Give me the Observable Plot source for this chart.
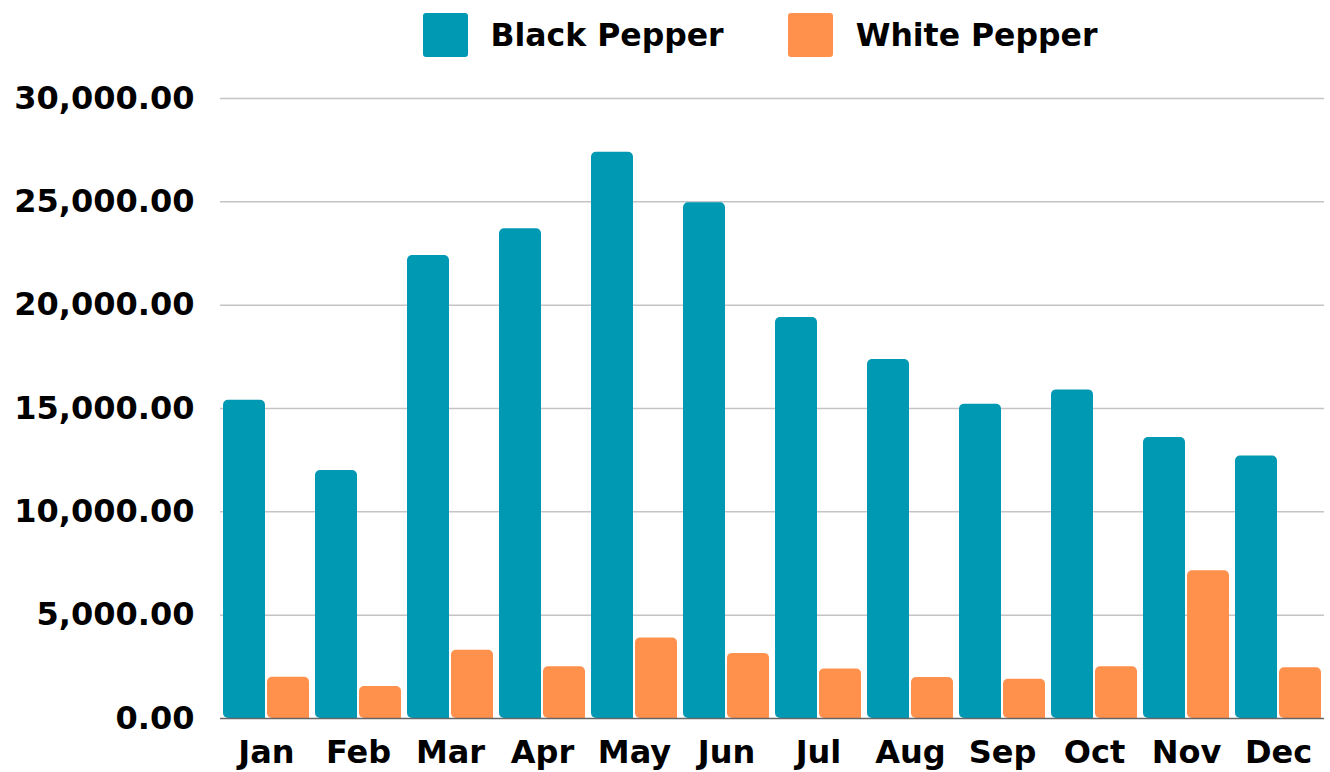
<!DOCTYPE html>
<html>
<head>
<meta charset="utf-8">
<script src="https://cdn.jsdelivr.net/npm/d3@7"></script>
<script src="https://cdn.jsdelivr.net/npm/@observablehq/plot@0.6"></script>
<style>
  html, body { margin: 0; padding: 0; background: #fff; }
  body { width: 1330px; height: 772px; overflow: hidden; font-family: "DejaVu Sans", sans-serif; }
  #legend { height: 70px; display: flex; align-items: center; justify-content: center; padding-left: 190px; font-weight: 700; font-size: 31.5px; color: #000; }
  .item { display: flex; align-items: center; }
  .sw { width: 45px; height: 44px; border-radius: 3px; margin-right: 23px; }
  #chart svg { display: block; }
</style>
</head>
<body>
<div id="legend"></div>
<div id="chart"></div>
<script>
const months = ["Jan","Feb","Mar","Apr","May","Jun","Jul","Aug","Sep","Oct","Nov","Dec"];
const series = ["Black Pepper","White Pepper"];
const blackPepper = [15400, 12000, 22400, 23700, 27400, 24950, 19400, 17370, 15200, 15900, 13600, 12700];
const whitePepper = [2000, 1550, 3300, 2500, 3900, 3150, 2400, 1980, 1900, 2500, 7150, 2450];
const yTicks = [0, 5000, 10000, 15000, 20000, 25000, 30000];
const colors = ["#0099b4", "#ff914d"];

const data = [];
months.forEach((m, i) => {
  data.push({month: m, series: series[0], value: blackPepper[i]});
  data.push({month: m, series: series[1], value: whitePepper[i]});
});

// legend
const legend = document.getElementById("legend");
series.forEach((s, i) => {
  const it = document.createElement("div");
  it.className = "item";
  it.style.marginRight = i === 0 ? "64px" : "0";
  const sw = document.createElement("div");
  sw.className = "sw";
  sw.style.background = colors[i];
  const t = document.createElement("span");
  t.textContent = s;
  it.appendChild(sw); it.appendChild(t);
  legend.appendChild(it);
});

const chart = Plot.plot({
  width: 1330,
  height: 702,
  marginTop: 28,
  marginBottom: 54,
  marginLeft: 217,
  marginRight: 3,
  style: {fontFamily: "'DejaVu Sans', sans-serif", fontSize: "32px", fontWeight: 700, color: "#000", background: "#fff"},
  fx: {domain: months, paddingInner: 0, paddingOuter: 0, label: null},
  x: {domain: series, paddingInner: 0.05, paddingOuter: 0.06, axis: null},
  y: {domain: [0, 30000], label: null},
  color: {domain: series, range: colors},
  marks: [
    Plot.gridY({ticks: yTicks.slice(1), stroke: "#c4c4c4", strokeOpacity: 1, strokeWidth: 1.5}),
    Plot.axisY({ticks: yTicks, tickFormat: d3.format(",.2f"), tickSize: 0, tickPadding: 26, label: null, fill: "#000", fontSize: 32}),
    Plot.axisFx({anchor: "bottom", tickSize: 0, tickPadding: 22, label: null, fill: "#000", fontSize: 32}),
    Plot.barY(data, {fx: "month", x: "series", y: "value", fill: "series", ry1: 5, rx1: 5}),
    Plot.ruleY([0], {stroke: "#666", strokeWidth: 1.5})
  ]
});
document.getElementById("chart").appendChild(chart);
</script>
</body>
</html>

_Work to be completed_. Leave the images out and output the remaining material exactly as it stands.

_In response_.
Give me the Observable Plot source for this chart.
<!DOCTYPE html>
<html>
<head>
<meta charset="utf-8">
<script src="https://cdn.jsdelivr.net/npm/d3@7"></script>
<script src="https://cdn.jsdelivr.net/npm/@observablehq/plot@0.6"></script>
<style>
  html, body { margin: 0; padding: 0; background: #fff; }
  body { width: 1330px; height: 772px; overflow: hidden; font-family: "DejaVu Sans", sans-serif; }
  #legend { height: 70px; display: flex; align-items: center; justify-content: center; padding-left: 190px; font-weight: 700; font-size: 31.5px; color: #000; }
  .item { display: flex; align-items: center; }
  .sw { width: 45px; height: 44px; border-radius: 3px; margin-right: 23px; }
  #chart svg { display: block; }
</style>
</head>
<body>
<div id="legend"></div>
<div id="chart"></div>
<script>
const months = ["Jan","Feb","Mar","Apr","May","Jun","Jul","Aug","Sep","Oct","Nov","Dec"];
const series = ["Black Pepper","White Pepper"];
const blackPepper = [15400, 12000, 22400, 23700, 27400, 24950, 19400, 17370, 15200, 15900, 13600, 12700];
const whitePepper = [2000, 1550, 3300, 2500, 3900, 3150, 2400, 1980, 1900, 2500, 7150, 2450];
const yTicks = [0, 5000, 10000, 15000, 20000, 25000, 30000];
const colors = ["#0099b4", "#ff914d"];

const data = [];
months.forEach((m, i) => {
  data.push({month: m, series: series[0], value: blackPepper[i]});
  data.push({month: m, series: series[1], value: whitePepper[i]});
});

// legend
const legend = document.getElementById("legend");
series.forEach((s, i) => {
  const it = document.createElement("div");
  it.className = "item";
  it.style.marginRight = i === 0 ? "64px" : "0";
  const sw = document.createElement("div");
  sw.className = "sw";
  sw.style.background = colors[i];
  const t = document.createElement("span");
  t.textContent = s;
  it.appendChild(sw); it.appendChild(t);
  legend.appendChild(it);
});

const chart = Plot.plot({
  width: 1330,
  height: 702,
  marginTop: 28,
  marginBottom: 54,
  marginLeft: 217,
  marginRight: 3,
  style: {fontFamily: "'DejaVu Sans', sans-serif", fontSize: "32px", fontWeight: 700, color: "#000", background: "#fff"},
  fx: {domain: months, paddingInner: 0, paddingOuter: 0, label: null},
  x: {domain: series, paddingInner: 0.05, paddingOuter: 0.06, axis: null},
  y: {domain: [0, 30000], label: null},
  color: {domain: series, range: colors},
  marks: [
    Plot.gridY({ticks: yTicks.slice(1), stroke: "#c4c4c4", strokeOpacity: 1, strokeWidth: 1.5}),
    Plot.axisY({ticks: yTicks, tickFormat: d3.format(",.2f"), tickSize: 0, tickPadding: 26, label: null, fill: "#000", fontSize: 32}),
    Plot.axisFx({anchor: "bottom", tickSize: 0, tickPadding: 22, label: null, fill: "#000", fontSize: 32}),
    Plot.barY(data, {fx: "month", x: "series", y: "value", fill: "series", ry1: 5, rx1: 5}),
    Plot.ruleY([0], {stroke: "#666", strokeWidth: 1.5})
  ]
});
document.getElementById("chart").appendChild(chart);
</script>
</body>
</html>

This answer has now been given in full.